Police brutality alleged at Sydney Gay Mardi Gras

Outcry over video showing man being thrown to the ground during arrest

Sydney police have launched an internal investigation into the treatment of a young man at the city's famous Gay and Lesbian Mardi Gras after onlookers captured footage of him being violently thrown to the ground.
The video, taken on Saturday night, shows Jamie Jackson, 18, being forced down heavily by a police officer who then presses his foot down on Jackson's back. It shows Jackson, who appears to have previously sustained a head injury, sobbing on the pavement.
A woman heard on the amateur video describes what happened before the footage began: "This [officer] here grabbed his throat and smashed his skull on the pavement." Another woman says: "They just slammed his head. There's blood all over the ground."
It's not clear from the footage what prompted Jackson's arrest but police will allege in court that he used offensive language, assaulted a police officer and resisted arrest. The video does not appear to show him resisting arrest.
Jackson's father told News Limited media that he was "shaken" by the footage which showed his son being "thrown around like a rag doll". "I had no idea about it until this morning when I got a text at 7am saying 'Oh my god, Jamie is on TV," he said. "He's not a big boy … and seeing him being thrown around like a rag doll and [police] stepping on him too … I'm still a bit shaken up by it."
"Whatever happened before [the footage started] he shouldn't have been thrown like that, it's just dangerous."
The video prompted calls on social media for an independent investigation into the conduct of police at the Mardi Gras event, which attracts tens of thousands of spectators and participants each year.
The New South Wales assistant police commissioner, Mark Murdoch, said the video only captured a few minutes and more would be revealed by an internal investigation. "What we have see is but one small part of what is clearly a much larger incident," he said.
"This is a matter that the New South Wales police is taking very seriously. We are not a third world organisation.

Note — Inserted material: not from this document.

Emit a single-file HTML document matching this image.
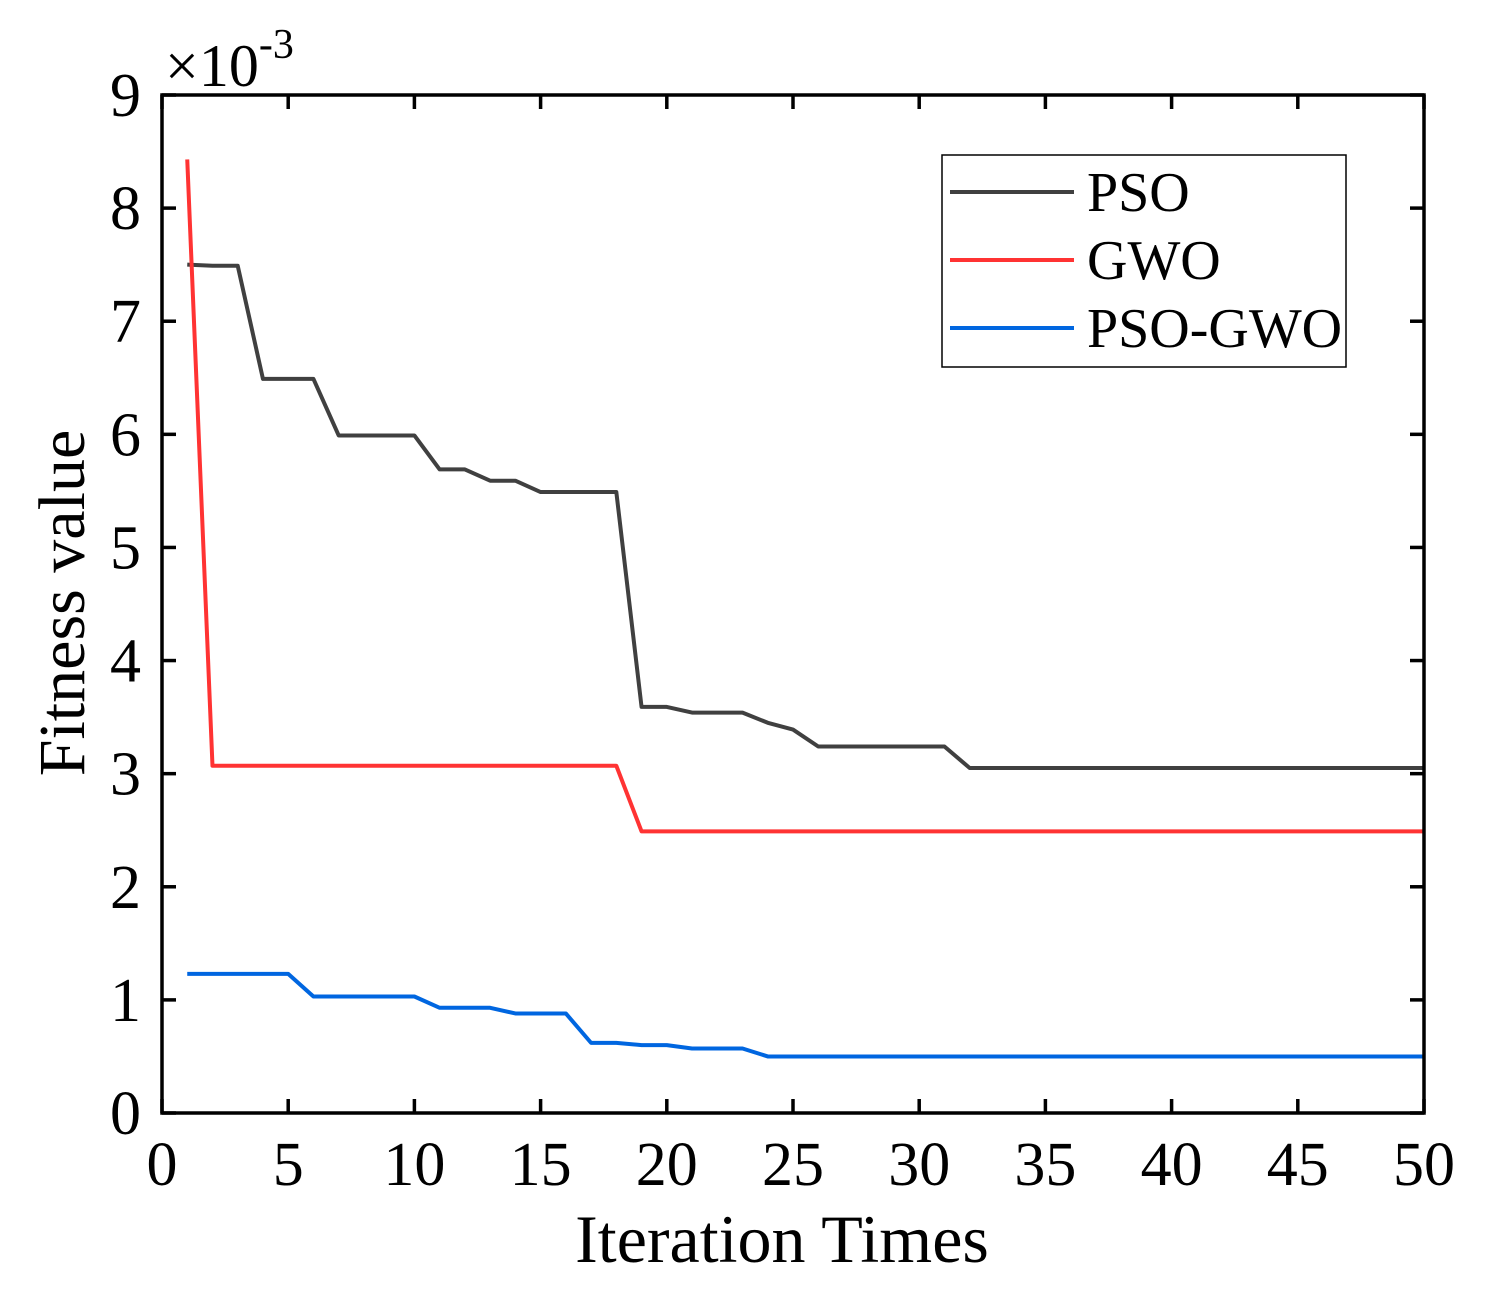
<!DOCTYPE html>
<html><head><meta charset="utf-8"><style>
html,body{margin:0;padding:0;background:#fff}
svg{display:block;font-family:"Liberation Serif",serif}
</style></head><body>
<svg id="chart" width="1504" height="1300" viewBox="0 0 1504 1300" xmlns="http://www.w3.org/2000/svg">
<g id="axes"></g>
<g id="series"></g>
<rect x="162" y="95" width="1262" height="1018" fill="none" stroke="#000" stroke-width="3.5"/>
<text x="165" y="86" font-size="60">×10<tspan dy="-28" font-size="42">-3</tspan></text>
<text x="782" y="1262" font-size="68" text-anchor="middle">Iteration Times</text>
<text transform="translate(84,603) rotate(-90)" font-size="66" text-anchor="middle">Fitness value</text>
<g>
<rect x="942" y="155" width="404" height="212" fill="#fff" stroke="#000" stroke-width="1.5"/>
<line x1="950" y1="192" x2="1074" y2="192" stroke="#404040" stroke-width="4"/>
<text x="1087" y="211" font-size="56">PSO</text>
<line x1="950" y1="260" x2="1074" y2="260" stroke="#ff3333" stroke-width="4"/>
<text x="1087" y="279" font-size="56">GWO</text>
<line x1="950" y1="328" x2="1074" y2="328" stroke="#0066e0" stroke-width="4"/>
<text x="1087" y="347" font-size="56">PSO-GWO</text>
</g>
</svg>
<script>
const xTicks=[0,5,10,15,20,25,30,35,40,45,50];
const yTicks=[0,1,2,3,4,5,6,7,8,9];
const pso=[7.50,7.49,7.49,6.49,6.49,6.49,5.99,5.99,5.99,5.99,5.69,5.69,5.59,5.59,5.49,5.49,5.49,5.49,3.59,3.59,3.54,3.54,3.54,3.45,3.39,3.24,3.24,3.24,3.24,3.24,3.24,3.05,3.05,3.05,3.05,3.05,3.05,3.05,3.05,3.05,3.05,3.05,3.05,3.05,3.05,3.05,3.05,3.05,3.05,3.05];
const gwo=[8.43,3.07,3.07,3.07,3.07,3.07,3.07,3.07,3.07,3.07,3.07,3.07,3.07,3.07,3.07,3.07,3.07,3.07,2.49,2.49,2.49,2.49,2.49,2.49,2.49,2.49,2.49,2.49,2.49,2.49,2.49,2.49,2.49,2.49,2.49,2.49,2.49,2.49,2.49,2.49,2.49,2.49,2.49,2.49,2.49,2.49,2.49,2.49,2.49,2.49];
const psogwo=[1.23,1.23,1.23,1.23,1.23,1.03,1.03,1.03,1.03,1.03,0.93,0.93,0.93,0.88,0.88,0.88,0.62,0.62,0.60,0.60,0.57,0.57,0.57,0.50,0.50,0.50,0.50,0.50,0.50,0.50,0.50,0.50,0.50,0.50,0.50,0.50,0.50,0.50,0.50,0.50,0.50,0.50,0.50,0.50,0.50,0.50,0.50,0.50,0.50,0.50];
const NS='http://www.w3.org/2000/svg';
const X0=162,X1=1424,Y0=1113,Y1=95;
const sx=v=>X0+(v-0)/50*(X1-X0);
const sy=v=>Y0-(v-0)/9*(Y0-Y1);
const axes=document.getElementById('axes');
function mk(t,a){const e=document.createElementNS(NS,t);for(const k in a)e.setAttribute(k,a[k]);return e;}
xTicks.forEach(v=>{
  const x=sx(v);
  const t1=mk('line',{x1:x,y1:Y0,x2:x,y2:Y0-14,stroke:'#000','stroke-width':3.5});
  
  
  axes.appendChild(t1);
  const t2=mk('line',{x1:x,y1:Y1,x2:x,y2:Y1+14,stroke:'#000','stroke-width':3.5});
  
  
  axes.appendChild(t2);
  const l=mk('text',{x:x,y:1185,'font-size':62,'text-anchor':'middle'});
  
  
  l.textContent=v;axes.appendChild(l);
});
yTicks.forEach(v=>{
  const y=sy(v);
  const t1=mk('line',{x1:X0,y1:y,x2:X0+14,y2:y,stroke:'#000','stroke-width':3.5});
  
  
  axes.appendChild(t1);
  const t2=mk('line',{x1:X1,y1:y,x2:X1-14,y2:y,stroke:'#000','stroke-width':3.5});
  
  
  axes.appendChild(t2);
  const l=mk('text',{x:141,y:y+21,'font-size':62,'text-anchor':'end'});
  
  
  l.textContent=v;axes.appendChild(l);
});
const series=document.getElementById('series');
function draw(arr,color,name){
  const pts=arr.map((v,i)=>sx(i+1)+','+sy(v)).join(' ');
  const p=mk('polyline',{points:pts,fill:'none',stroke:color,'stroke-width':4,'stroke-linejoin':'round'});
  
  
  series.appendChild(p);
}
draw(pso,'#404040','pso-line');
draw(gwo,'#ff3333','gwo-line');
draw(psogwo,'#0066e0','pso-gwo-line');
</script>
</body></html>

We are in the biz of policing by consent with the support of that [gay and lesbian] community."
The co-chair of the Mardi Gras, Peter Urmson, said the footage was "disgusting" and welcomed the investigation. "Mardi Gras was born out of police brutality 35 years ago and it's ironic that that night was celebration how far we've come as a community working together with other parts of the community. I now kind of wonder, how far have we really come?" he said.

"Certainly the gay and lesbian community is up in arms about this."
Police said a second incident happened an hour and a half after the first in which they allege a man assaulted police. He was also charged.

This year's Mardi Gras marked 35 years since the event's inception, when a group of 2,000 protesters clashed with police. The parade is now the centrepiece of one of the largest gay and lesbian festivals in the world as well as one of the biggest income generating events for the state of New South Wales.